Given problem:
Starting with the first line of the listing, quote each line exactly until and including the one with "import pandas as pd", leaving pictures out.

Data block:
= = = =
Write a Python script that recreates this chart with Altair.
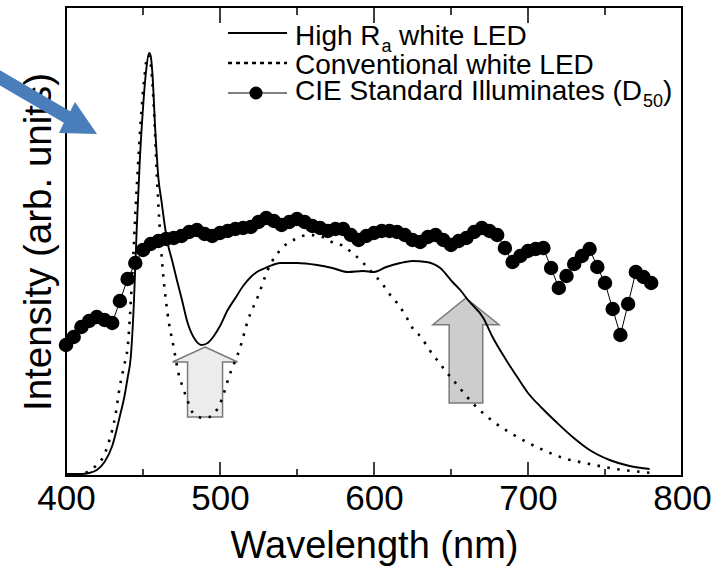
import altair as alt
import pandas as pd

# ---------------- data ----------------
wl_ra = [400, 405, 410, 415, 420, 425, 430, 435, 438, 440, 442, 444, 446, 448, 450, 452, 454, 455,
         456, 458, 460, 462, 464, 466, 469, 472, 475, 479, 484, 488, 492, 496, 500, 505, 510, 515,
         520, 525, 531, 539, 550, 563, 573, 583, 593, 600, 608, 617, 625, 634, 643, 651, 656, 661,
         671, 677, 685, 693, 700, 709, 719, 729, 740, 753, 766, 779]
int_ra = [2, 2, 2, 3, 6, 14, 30, 60, 80, 98, 118, 170, 250, 318, 368, 405, 423, 420,
          405, 345, 298, 275, 252, 233, 215, 196, 178, 153, 136, 131, 133, 140, 150, 166, 178, 190,
          199, 205, 209, 213, 213, 211, 208, 204, 205, 204, 209, 213, 215, 214, 208, 194, 186, 176,
          158, 139, 118, 99, 83, 68, 53, 39, 26, 16, 10, 7]

wl_conv = [400, 405, 408, 415, 420, 423, 428, 432, 435, 438, 440, 443, 446, 449, 451, 453, 455, 457,
           459, 462, 466, 470, 473, 476, 479, 482, 485, 489, 493, 497, 501, 506, 513, 518, 525, 531,
           541, 549, 557, 565, 571, 580, 586, 593, 599, 605, 610, 616, 621, 625, 631, 636, 642, 647,
           653, 664, 677, 692, 707, 723, 740, 757, 774, 780]
int_conv = [1, 1, 1, 5, 11, 16, 35, 60, 90, 112, 128, 200, 290, 365, 400, 421, 412, 370,
            300, 222, 162, 128, 103, 88, 75, 64, 60, 58, 59, 64, 76, 100, 128, 155, 181, 206,
            229, 237, 241, 240, 235, 230, 223, 213, 203, 193, 182, 171, 159, 148, 138, 126, 114, 104,
            93, 73, 55, 40, 28, 18, 12, 7, 4, 3]

wl_d50 = list(range(400, 785, 5))
int_d50 = [131, 139, 149, 155, 159, 156, 153, 175, 197, 213, 226, 232, 235, 237, 238, 240, 244, 246,
           242, 240, 243, 245, 247, 248, 249, 254, 258, 255, 251, 254, 257, 254, 250, 248, 245, 247,
           247, 241, 236, 240, 243, 245, 245, 244, 241, 236, 234, 239, 241, 236, 231, 235, 238, 244,
           248, 245, 241, 228, 214, 220, 225, 227, 228, 208, 188, 200, 212, 220, 227, 209, 193, 167,
           141, 172, 204, 199, 193]

major_ticks = [400, 500, 600, 700, 800]
minor_ticks = [450, 550, 650, 750]

# ---------------- tables ----------------
df_ra = pd.DataFrame({"wl": wl_ra, "v": int_ra})
df_conv = pd.DataFrame({"wl": wl_conv, "v": int_conv})
df_d50 = pd.DataFrame({"wl": wl_d50, "v": int_d50})
df_major = pd.DataFrame({"wl": major_ticks})
df_minor = pd.DataFrame({"wl": minor_ticks})
one = pd.DataFrame({"k": [0]})

W, H = 616, 469
FONT = "Liberation Sans"

xs = alt.Scale(domain=[400, 800], nice=False, zero=False, padding=0)
ys = alt.Scale(domain=[0, 469], nice=False, zero=False, padding=0)

x_axis = alt.Axis(values=major_ticks, ticks=False, domain=False, grid=False,
                  labelFlush=False, labelOverlap=False, labelBound=False,
                  labelFontSize=35, labelFont=FONT, labelColor="black", labelPadding=5,
                  title="Wavelength (nm)", titleFont=FONT, titleFontSize=38,
                  titleFontWeight="normal", titleColor="black", titlePadding=11)
y_axis = alt.Axis(labels=False, ticks=False, domain=False, grid=False,
                  title="Intensity (arb. units)", titleFont=FONT, titleFontSize=38.5,
                  titleFontWeight="normal", titleColor="black", titlePadding=8)

X = alt.X("wl:Q", scale=xs, axis=x_axis)
Y = alt.Y("v:Q", scale=ys, axis=y_axis)

# grey block arrows (annotations, below the curves)
arrow1_path = "M0,-1 L0.93,-0.57 L0.5,-0.57 L0.5,1 L-0.5,1 L-0.5,-0.57 L-0.93,-0.57 Z"
arrow2_path = "M0,-1 L0.63,-0.49 L0.32,-0.49 L0.32,1 L-0.32,1 L-0.32,-0.49 L-0.63,-0.49 Z"
arrow1 = alt.Chart(one).mark_point(shape=arrow1_path, filled=True, fill="#ececec", stroke="#7a7a7a",
                                   strokeWidth=1.5, opacity=1, size=4900).encode(
    x=alt.datum(490.3, scale=xs), y=alt.datum(94, scale=ys))
arrow2 = alt.Chart(one).mark_point(shape=arrow2_path, filled=True, fill="#cdcdcd", stroke="#7a7a7a",
                                   strokeWidth=1.5, opacity=1, size=11025).encode(
    x=alt.datum(659.7, scale=xs), y=alt.datum(125.5, scale=ys))

line_ra = alt.Chart(df_ra).mark_line(color="black", strokeWidth=1.9, interpolate="monotone").encode(x=X, y=Y)
line_conv = alt.Chart(df_conv).mark_line(color="black", strokeWidth=2.6, strokeDash=[2.5, 7.5],
                                         interpolate="monotone").encode(x=X, y=Y)
line_d50 = alt.Chart(df_d50).mark_line(color="black", strokeWidth=1).encode(x=X, y=Y)
pts_d50 = alt.Chart(df_d50).mark_circle(color="black", opacity=1, size=210).encode(x=X, y=Y)

# inward ticks on bottom and top
tick_major_b = alt.Chart(df_major).mark_rule(color="black", strokeWidth=1.5).encode(
    x=alt.X("wl:Q", scale=xs), y=alt.value(H), y2=alt.value(H - 14))
tick_minor_b = alt.Chart(df_minor).mark_rule(color="black", strokeWidth=1.5).encode(
    x=alt.X("wl:Q", scale=xs), y=alt.value(H), y2=alt.value(H - 7))
tick_major_t = alt.Chart(df_major).mark_rule(color="black", strokeWidth=1.5).encode(
    x=alt.X("wl:Q", scale=xs), y=alt.value(0), y2=alt.value(16))
tick_minor_t = alt.Chart(df_minor).mark_rule(color="black", strokeWidth=1.5).encode(
    x=alt.X("wl:Q", scale=xs), y=alt.value(0), y2=alt.value(8))

# legend (drawn inside the plot)
LX0, LX1, TX = 162, 221, 229
leg = []
leg.append(alt.Chart(one).mark_rule(color="black", strokeWidth=2.2).encode(
    x=alt.value(LX0), x2=alt.value(LX1), y=alt.value(26)))
leg.append(alt.Chart(one).mark_rule(color="black", strokeWidth=2.6, strokeDash=[4, 4]).encode(
    x=alt.value(LX0), x2=alt.value(LX1), y=alt.value(56)))
leg.append(alt.Chart(one).mark_rule(color="black", strokeWidth=1.2).encode(
    x=alt.value(LX0), x2=alt.value(LX1), y=alt.value(86)))
leg.append(alt.Chart(one).mark_circle(color="black", opacity=1, size=170).encode(
    x=alt.value(190), y=alt.value(86)))


def txt(s, x, y, size=28):
    return alt.Chart(one).mark_text(align="left", baseline="alphabetic", font=FONT, fontSize=size,
                                    color="black").encode(x=alt.value(x), y=alt.value(y), text=alt.value(s))


leg += [
    txt("High R", TX, 38),
    txt("a", 315.5, 45, 18),
    txt("white LED", 333, 38),
    txt("Conventional white LED", TX, 67),
    txt("CIE Standard Illuminates (D", TX, 93),
    txt("50", 577, 100, 18),
    txt(")", 597, 93),
]

# blue pointer arrow at the top left (outside the frame)
blue_path = ("M-1.036,-0.714 L0.404,0.126 L0.5,-0.06 L0.94,0.58 L0.18,0.56 "
             "L0.276,0.354 L-1.164,-0.486 Z")
blue = alt.Chart(one).mark_point(shape=blue_path, filled=True, fill="#4a7ebb", opacity=1,
                                 strokeWidth=0, size=10000).encode(
    x=alt.value(-16), y=alt.value(98))

chart = alt.layer(
    arrow1, arrow2, line_conv, line_ra, line_d50, pts_d50,
    tick_major_b, tick_minor_b, tick_major_t, tick_minor_t,
    *leg, blue
).properties(
    width=W, height=H,
    autosize=alt.AutoSizeParams(type="none"),
    padding={"left": 66, "top": 7, "right": 46, "bottom": 99},
    background="white",
).configure_view(stroke="black", strokeWidth=2)

chart.save("out.html", embed_options={"renderer": "svg", "actions": False})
= = = =
Answer for this exercise:
Write a Python script that recreates this chart with Altair.
import altair as alt
import pandas as pd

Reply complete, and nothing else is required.